> Job
Reproduce all the lines below exactly and omit the images.

> Source excerpt
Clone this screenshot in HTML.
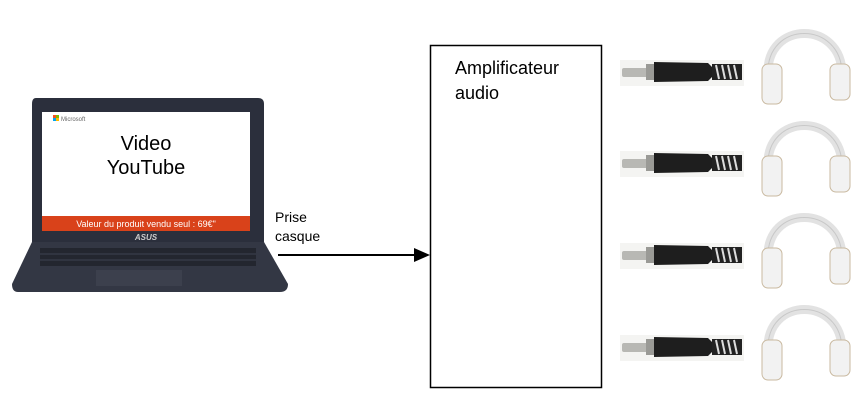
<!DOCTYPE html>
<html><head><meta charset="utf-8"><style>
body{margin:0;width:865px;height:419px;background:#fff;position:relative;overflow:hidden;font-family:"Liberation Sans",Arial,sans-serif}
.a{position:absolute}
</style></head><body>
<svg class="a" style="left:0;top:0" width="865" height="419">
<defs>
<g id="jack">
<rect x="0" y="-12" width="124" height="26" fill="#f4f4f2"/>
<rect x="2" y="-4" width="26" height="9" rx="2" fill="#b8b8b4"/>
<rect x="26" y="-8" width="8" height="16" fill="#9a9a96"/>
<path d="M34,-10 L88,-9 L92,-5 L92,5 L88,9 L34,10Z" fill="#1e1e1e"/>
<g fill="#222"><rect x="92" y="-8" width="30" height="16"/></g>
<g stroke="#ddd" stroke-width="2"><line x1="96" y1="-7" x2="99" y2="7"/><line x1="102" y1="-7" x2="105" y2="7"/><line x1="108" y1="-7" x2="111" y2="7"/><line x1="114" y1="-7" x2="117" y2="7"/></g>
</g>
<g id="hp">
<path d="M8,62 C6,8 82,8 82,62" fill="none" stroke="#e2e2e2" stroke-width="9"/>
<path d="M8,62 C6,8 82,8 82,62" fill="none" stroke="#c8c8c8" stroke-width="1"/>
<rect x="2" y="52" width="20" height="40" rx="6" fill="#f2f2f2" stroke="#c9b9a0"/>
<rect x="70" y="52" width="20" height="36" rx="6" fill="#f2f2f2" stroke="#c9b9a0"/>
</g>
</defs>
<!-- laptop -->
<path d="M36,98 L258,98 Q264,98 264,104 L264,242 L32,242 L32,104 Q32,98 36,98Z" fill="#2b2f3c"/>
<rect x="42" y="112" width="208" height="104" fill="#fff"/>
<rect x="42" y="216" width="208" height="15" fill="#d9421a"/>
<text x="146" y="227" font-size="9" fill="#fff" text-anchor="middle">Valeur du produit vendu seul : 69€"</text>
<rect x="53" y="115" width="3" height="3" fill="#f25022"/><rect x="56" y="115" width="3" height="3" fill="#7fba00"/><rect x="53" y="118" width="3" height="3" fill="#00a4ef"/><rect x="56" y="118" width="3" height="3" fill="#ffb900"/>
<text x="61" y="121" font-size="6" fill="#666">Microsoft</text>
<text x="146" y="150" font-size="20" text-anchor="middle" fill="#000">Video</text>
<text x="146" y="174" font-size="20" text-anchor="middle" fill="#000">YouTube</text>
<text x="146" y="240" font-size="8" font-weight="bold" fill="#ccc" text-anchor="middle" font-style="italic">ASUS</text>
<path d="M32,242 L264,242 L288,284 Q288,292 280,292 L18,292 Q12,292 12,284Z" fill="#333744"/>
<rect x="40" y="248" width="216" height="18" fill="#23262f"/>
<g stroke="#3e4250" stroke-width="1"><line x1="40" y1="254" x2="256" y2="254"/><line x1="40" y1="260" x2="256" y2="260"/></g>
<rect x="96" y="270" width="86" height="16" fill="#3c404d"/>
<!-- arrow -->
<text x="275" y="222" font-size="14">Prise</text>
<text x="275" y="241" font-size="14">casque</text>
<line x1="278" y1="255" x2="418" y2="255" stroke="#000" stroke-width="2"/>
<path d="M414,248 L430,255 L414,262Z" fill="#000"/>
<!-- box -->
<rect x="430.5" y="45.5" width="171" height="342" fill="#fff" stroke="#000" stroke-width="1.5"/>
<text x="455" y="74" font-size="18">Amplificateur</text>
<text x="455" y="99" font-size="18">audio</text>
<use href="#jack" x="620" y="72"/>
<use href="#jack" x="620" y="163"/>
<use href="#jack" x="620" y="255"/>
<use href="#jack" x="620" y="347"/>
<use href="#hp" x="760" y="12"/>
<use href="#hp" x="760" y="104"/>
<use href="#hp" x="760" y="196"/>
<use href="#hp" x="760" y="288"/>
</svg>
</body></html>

> Full output
Clone this screenshot in HTML.
<!DOCTYPE html>
<html><head><meta charset="utf-8"><style>
body{margin:0;width:865px;height:419px;background:#fff;position:relative;overflow:hidden;font-family:"Liberation Sans",Arial,sans-serif}
.a{position:absolute}
</style></head><body>
<svg class="a" style="left:0;top:0" width="865" height="419">
<defs>
<g id="jack">
<rect x="0" y="-12" width="124" height="26" fill="#f4f4f2"/>
<rect x="2" y="-4" width="26" height="9" rx="2" fill="#b8b8b4"/>
<rect x="26" y="-8" width="8" height="16" fill="#9a9a96"/>
<path d="M34,-10 L88,-9 L92,-5 L92,5 L88,9 L34,10Z" fill="#1e1e1e"/>
<g fill="#222"><rect x="92" y="-8" width="30" height="16"/></g>
<g stroke="#ddd" stroke-width="2"><line x1="96" y1="-7" x2="99" y2="7"/><line x1="102" y1="-7" x2="105" y2="7"/><line x1="108" y1="-7" x2="111" y2="7"/><line x1="114" y1="-7" x2="117" y2="7"/></g>
</g>
<g id="hp">
<path d="M8,62 C6,8 82,8 82,62" fill="none" stroke="#e2e2e2" stroke-width="9"/>
<path d="M8,62 C6,8 82,8 82,62" fill="none" stroke="#c8c8c8" stroke-width="1"/>
<rect x="2" y="52" width="20" height="40" rx="6" fill="#f2f2f2" stroke="#c9b9a0"/>
<rect x="70" y="52" width="20" height="36" rx="6" fill="#f2f2f2" stroke="#c9b9a0"/>
</g>
</defs>
<!-- laptop -->
<path d="M36,98 L258,98 Q264,98 264,104 L264,242 L32,242 L32,104 Q32,98 36,98Z" fill="#2b2f3c"/>
<rect x="42" y="112" width="208" height="104" fill="#fff"/>
<rect x="42" y="216" width="208" height="15" fill="#d9421a"/>
<text x="146" y="227" font-size="9" fill="#fff" text-anchor="middle">Valeur du produit vendu seul : 69€"</text>
<rect x="53" y="115" width="3" height="3" fill="#f25022"/><rect x="56" y="115" width="3" height="3" fill="#7fba00"/><rect x="53" y="118" width="3" height="3" fill="#00a4ef"/><rect x="56" y="118" width="3" height="3" fill="#ffb900"/>
<text x="61" y="121" font-size="6" fill="#666">Microsoft</text>
<text x="146" y="150" font-size="20" text-anchor="middle" fill="#000">Video</text>
<text x="146" y="174" font-size="20" text-anchor="middle" fill="#000">YouTube</text>
<text x="146" y="240" font-size="8" font-weight="bold" fill="#ccc" text-anchor="middle" font-style="italic">ASUS</text>
<path d="M32,242 L264,242 L288,284 Q288,292 280,292 L18,292 Q12,292 12,284Z" fill="#333744"/>
<rect x="40" y="248" width="216" height="18" fill="#23262f"/>
<g stroke="#3e4250" stroke-width="1"><line x1="40" y1="254" x2="256" y2="254"/><line x1="40" y1="260" x2="256" y2="260"/></g>
<rect x="96" y="270" width="86" height="16" fill="#3c404d"/>
<!-- arrow -->
<text x="275" y="222" font-size="14">Prise</text>
<text x="275" y="241" font-size="14">casque</text>
<line x1="278" y1="255" x2="418" y2="255" stroke="#000" stroke-width="2"/>
<path d="M414,248 L430,255 L414,262Z" fill="#000"/>
<!-- box -->
<rect x="430.5" y="45.5" width="171" height="342" fill="#fff" stroke="#000" stroke-width="1.5"/>
<text x="455" y="74" font-size="18">Amplificateur</text>
<text x="455" y="99" font-size="18">audio</text>
<use href="#jack" x="620" y="72"/>
<use href="#jack" x="620" y="163"/>
<use href="#jack" x="620" y="255"/>
<use href="#jack" x="620" y="347"/>
<use href="#hp" x="760" y="12"/>
<use href="#hp" x="760" y="104"/>
<use href="#hp" x="760" y="196"/>
<use href="#hp" x="760" y="288"/>
</svg>
</body></html>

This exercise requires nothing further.